Supplied information:
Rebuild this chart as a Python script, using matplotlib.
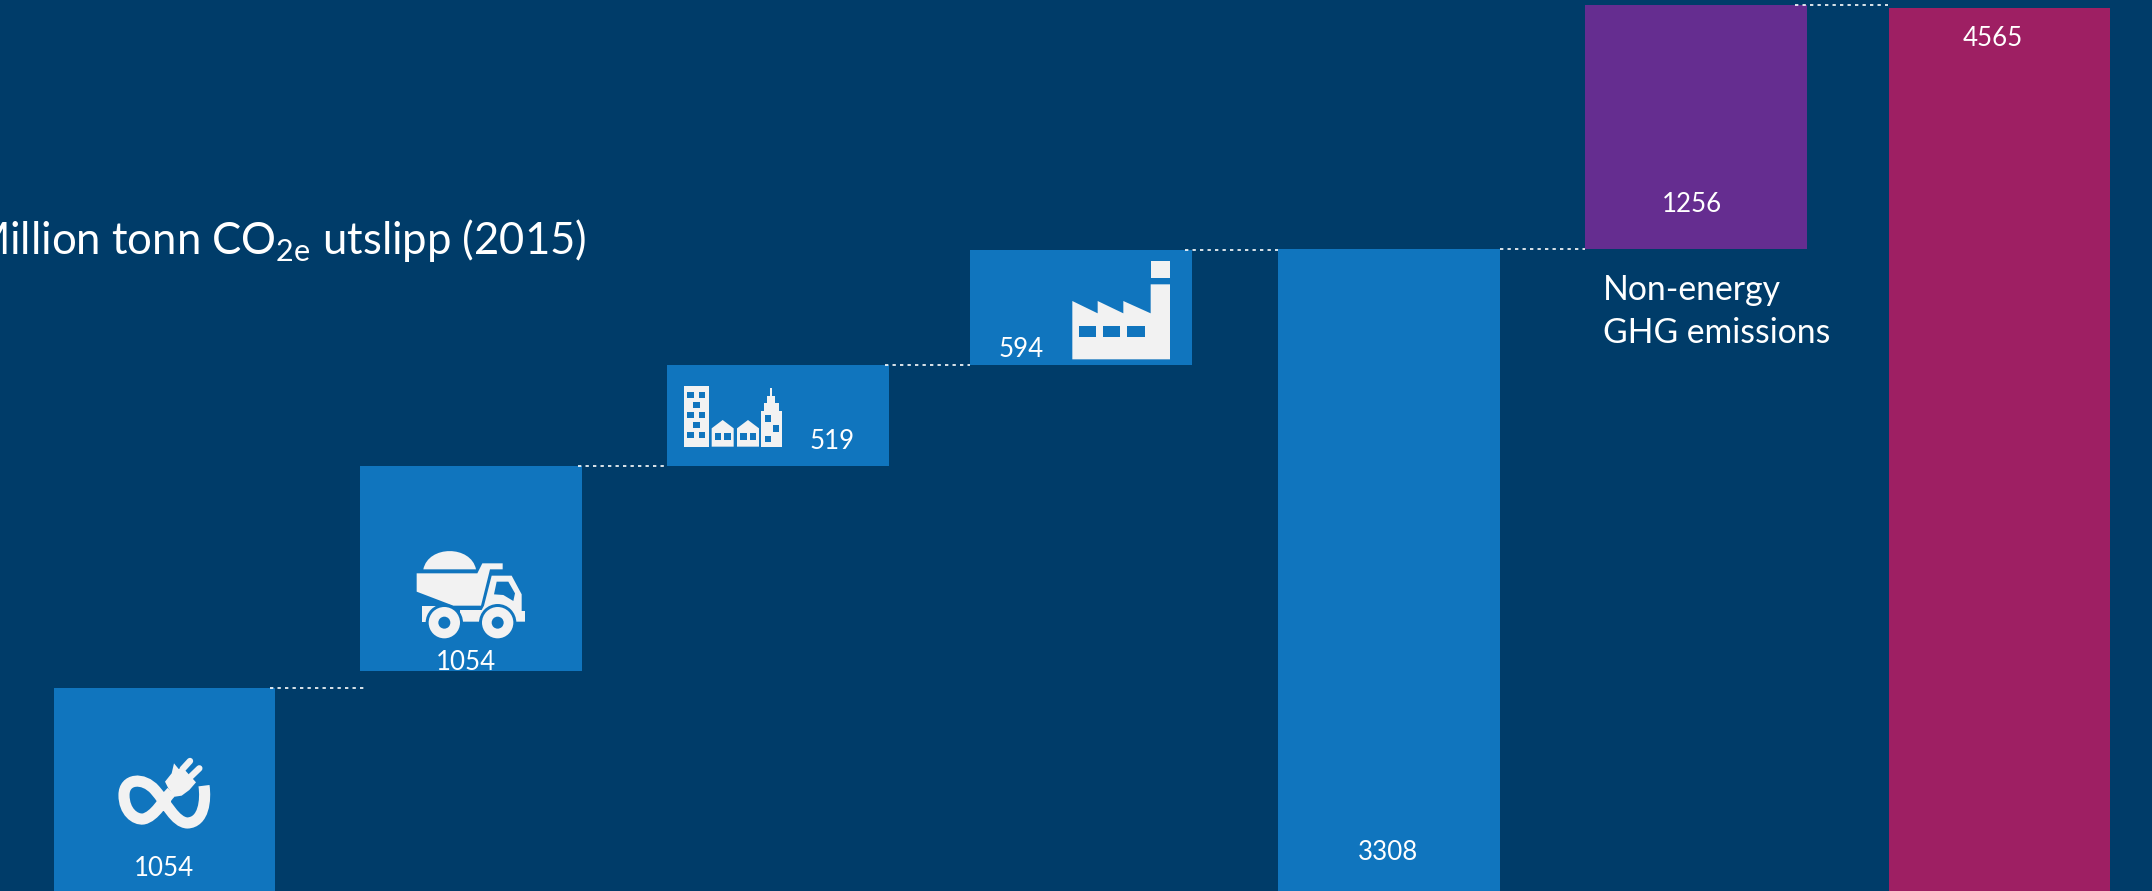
import matplotlib
matplotlib.use('Agg')
import matplotlib.pyplot as plt
from matplotlib.patches import Circle, PathPatch, Polygon, Rectangle
from matplotlib.path import Path

plt.rcParams['font.family'] = ['Lato', 'DejaVu Sans']
plt.rcParams['mathtext.fontset'] = 'custom'
plt.rcParams['mathtext.rm'] = 'Lato'

# Waterfall values (million tonnes)
values = [1054, 1054, 519, 594, 3308, 1256, 4565]
starts = [0, 1137, 2191, 2710, 0, 3308, -15]
labels = ['1054', '1054', '519', '594', '3308', '1256', '4565']
ghg_label = 'Non-energy\nGHG emissions'
title = r'Million tonn CO$_{\mathrm{2e}}$ utslipp (2015)'

BG = '#003C69'
BLUE = '#1075BE'
PURPLE = '#652D90'
CRIMSON = '#9E1F63'
WHITE = '#F2F2F2'

colors = [BLUE, BLUE, BLUE, BLUE, BLUE, PURPLE, CRIMSON]

# layout in pixels
bar_left = [53.5, 360, 667, 970, 1278, 1585, 1888.5]
bar_w = 221.5
label_xy = [(163.5, 869), (466, 662), (832.5, 441.5), (1021, 349.5), (1388, 853), (1691.5, 205), (1992.5, 38)]
links = [(270, 365, 0), (578, 667, 1), (885, 970, 2), (1185, 1278, 3), (1500, 1585, 4), (1795, 1888, 5)]

fig = plt.figure(figsize=(21.52, 8.91), dpi=100, facecolor=BG)

ax = fig.add_axes([0, 0, 1, 1], facecolor=BG)
ax.set_xlim(0, 2152)
ax.set_ylim(7.9, 4588.6)
ax.axis('off')

for i in range(len(values)):
    ax.bar(bar_left[i], values[i], width=bar_w, bottom=starts[i], color=colors[i], align='edge', zorder=2)

# dotted links between the steps
for x0, x1, i in links:
    level = starts[i] + values[i]
    ax.plot([x0, x1], [level, level], color='white', lw=1.2, ls=(0, (2, 2.5)), zorder=3)

# second layer in pixel coords for icons and text
pix = fig.add_axes([0, 0, 1, 1], facecolor='none')
pix.set_xlim(0, 2152)
pix.set_ylim(891, 0)
pix.axis('off')


def pts(ox, oy, coords):
    return [(ox + x / 3, oy + y / 3) for x, y in coords]


def poly(ox, oy, coords, color=WHITE):
    pix.add_patch(Polygon(pts(ox, oy, coords), closed=True, fc=color, ec='none'))


def box(ox, oy, x, y, w, h, color=BLUE):
    pix.add_patch(Rectangle((ox + x / 3, oy + y / 3), w / 3, h / 3, fc=color, ec='none'))


def disc(ox, oy, x, y, r, color=WHITE):
    pix.add_patch(Circle((ox + x / 3, oy + y / 3), r / 3, fc=color, ec='none'))


def plug_icon(ox, oy):
    loop = [(312, 122), (318, 165), (312, 232), (262, 234), (225, 232), (200, 175), (165, 135),
            (130, 95), (72, 100), (72, 150), (72, 200), (105, 225), (130, 222),
            (165, 215), (190, 165), (215, 140)]
    codes = [Path.MOVETO] + [Path.CURVE4] * 15
    pix.add_patch(PathPatch(Path(pts(ox, oy, loop), codes), fc='none', ec=WHITE, lw=8.0, capstyle='butt'))
    for a, b in [((248, 72), (270, 48)), ((272, 95), (298, 70))]:
        xs, ys = zip(*pts(ox, oy, [a, b]))
        pix.plot(xs, ys, color=WHITE, lw=4.6, solid_capstyle='round')
    poly(ox, oy, [(222, 55), (236, 72), (250, 70), (288, 112), (268, 135), (245, 152),
                  (225, 155), (205, 130), (195, 110), (215, 85)])


def truck_icon(ox, oy):
    dirt = [(70, 103), (85, 30), (213, 30), (228, 103), (70, 103)]
    dirt_codes = [Path.MOVETO, Path.CURVE4, Path.CURVE4, Path.CURVE4, Path.CLOSEPOLY]
    pix.add_patch(PathPatch(Path(pts(ox, oy, dirt), dirt_codes), fc=WHITE, ec='none'))
    poly(ox, oy, [(50, 115), (232, 115), (247, 85), (308, 85), (308, 103), (270, 103),
                  (243, 212), (160, 212), (50, 170)])
    poly(ox, oy, [(252, 212), (275, 122), (335, 122), (365, 178), (365, 228), (375, 228),
                  (375, 260), (180, 260), (180, 225), (245, 225)])
    poly(ox, oy, [(290, 140), (325, 140), (345, 175), (340, 198), (310, 180), (282, 178)], BLUE)
    box(ox, oy, 65, 212, 50, 48, WHITE)
    for x in (133, 293):
        disc(ox, oy, x, 263, 56, BLUE)
        disc(ox, oy, x, 263, 47)
        disc(ox, oy, x, 263, 18, BLUE)


def city_icon(ox, oy):
    box(ox, oy, 28, 33, 74, 182, WHITE)
    for x, y in [(37, 50), (71, 50), (54, 80), (37, 110), (71, 110), (54, 140), (37, 170), (71, 170)]:
        box(ox, oy, x, y, 20, 20)
    for x in (110, 186):
        poly(ox, oy, [(x, 215), (x, 160), (x + 33, 135), (x + 66, 160), (x + 66, 215)])
        box(ox, oy, x + 9, 175, 20, 20)
        box(ox, oy, x + 38, 175, 20, 20)
    poly(ox, oy, [(258, 215), (258, 108), (267, 108), (267, 85), (277, 85), (277, 62), (285, 62),
                  (285, 40), (292, 40), (292, 62), (300, 62), (300, 85), (311, 85), (311, 108),
                  (320, 108), (320, 215)])
    for x, y in [(269, 121), (293, 151), (269, 182)]:
        box(ox, oy, x, y, 19, 19)


def factory_icon(ox, oy):
    box(ox, oy, 272, 32, 58, 53, WHITE)
    poly(ox, oy, [(37, 328), (37, 153), (113, 190), (113, 153), (190, 190), (190, 153), (272, 190),
                  (272, 103), (330, 103), (330, 328)])
    for x in (56, 129, 202):
        box(ox, oy, x, 227, 52, 35)


plug_icon(100, 745)
truck_icon(400, 535)
city_icon(675, 375)
factory_icon(1060, 250)

for (x, y), s in zip(label_xy, labels):
    pix.text(x, y, s, color='white', fontsize=18.6, ha='center', va='center')

pix.text(1603, 311.5, ghg_label, color='white', fontsize=24.3, ha='left', va='center', linespacing=1.46)
pix.text(586, 241, title, color='white', fontsize=31.4, ha='right', va='center')

fig.savefig('out.png', dpi=100, facecolor=BG)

Task prompt: Write out the lines from the start of the material to the line with "pix.add_patch(Rectangle((ox + x", inclusive and exactly. Skip the pictures.

Response to the exercise:
Rebuild this chart as a Python script, using matplotlib.
import matplotlib
matplotlib.use('Agg')
import matplotlib.pyplot as plt
from matplotlib.patches import Circle, PathPatch, Polygon, Rectangle
from matplotlib.path import Path

plt.rcParams['font.family'] = ['Lato', 'DejaVu Sans']
plt.rcParams['mathtext.fontset'] = 'custom'
plt.rcParams['mathtext.rm'] = 'Lato'

# Waterfall values (million tonnes)
values = [1054, 1054, 519, 594, 3308, 1256, 4565]
starts = [0, 1137, 2191, 2710, 0, 3308, -15]
labels = ['1054', '1054', '519', '594', '3308', '1256', '4565']
ghg_label = 'Non-energy\nGHG emissions'
title = r'Million tonn CO$_{\mathrm{2e}}$ utslipp (2015)'

BG = '#003C69'
BLUE = '#1075BE'
PURPLE = '#652D90'
CRIMSON = '#9E1F63'
WHITE = '#F2F2F2'

colors = [BLUE, BLUE, BLUE, BLUE, BLUE, PURPLE, CRIMSON]

# layout in pixels
bar_left = [53.5, 360, 667, 970, 1278, 1585, 1888.5]
bar_w = 221.5
label_xy = [(163.5, 869), (466, 662), (832.5, 441.5), (1021, 349.5), (1388, 853), (1691.5, 205), (1992.5, 38)]
links = [(270, 365, 0), (578, 667, 1), (885, 970, 2), (1185, 1278, 3), (1500, 1585, 4), (1795, 1888, 5)]

fig = plt.figure(figsize=(21.52, 8.91), dpi=100, facecolor=BG)

ax = fig.add_axes([0, 0, 1, 1], facecolor=BG)
ax.set_xlim(0, 2152)
ax.set_ylim(7.9, 4588.6)
ax.axis('off')

for i in range(len(values)):
    ax.bar(bar_left[i], values[i], width=bar_w, bottom=starts[i], color=colors[i], align='edge', zorder=2)

# dotted links between the steps
for x0, x1, i in links:
    level = starts[i] + values[i]
    ax.plot([x0, x1], [level, level], color='white', lw=1.2, ls=(0, (2, 2.5)), zorder=3)

# second layer in pixel coords for icons and text
pix = fig.add_axes([0, 0, 1, 1], facecolor='none')
pix.set_xlim(0, 2152)
pix.set_ylim(891, 0)
pix.axis('off')


def pts(ox, oy, coords):
    return [(ox + x / 3, oy + y / 3) for x, y in coords]


def poly(ox, oy, coords, color=WHITE):
    pix.add_patch(Polygon(pts(ox, oy, coords), closed=True, fc=color, ec='none'))


def box(ox, oy, x, y, w, h, color=BLUE):
    pix.add_patch(Rectangle((ox + x / 3, oy + y / 3), w / 3, h / 3, fc=color, ec='none'))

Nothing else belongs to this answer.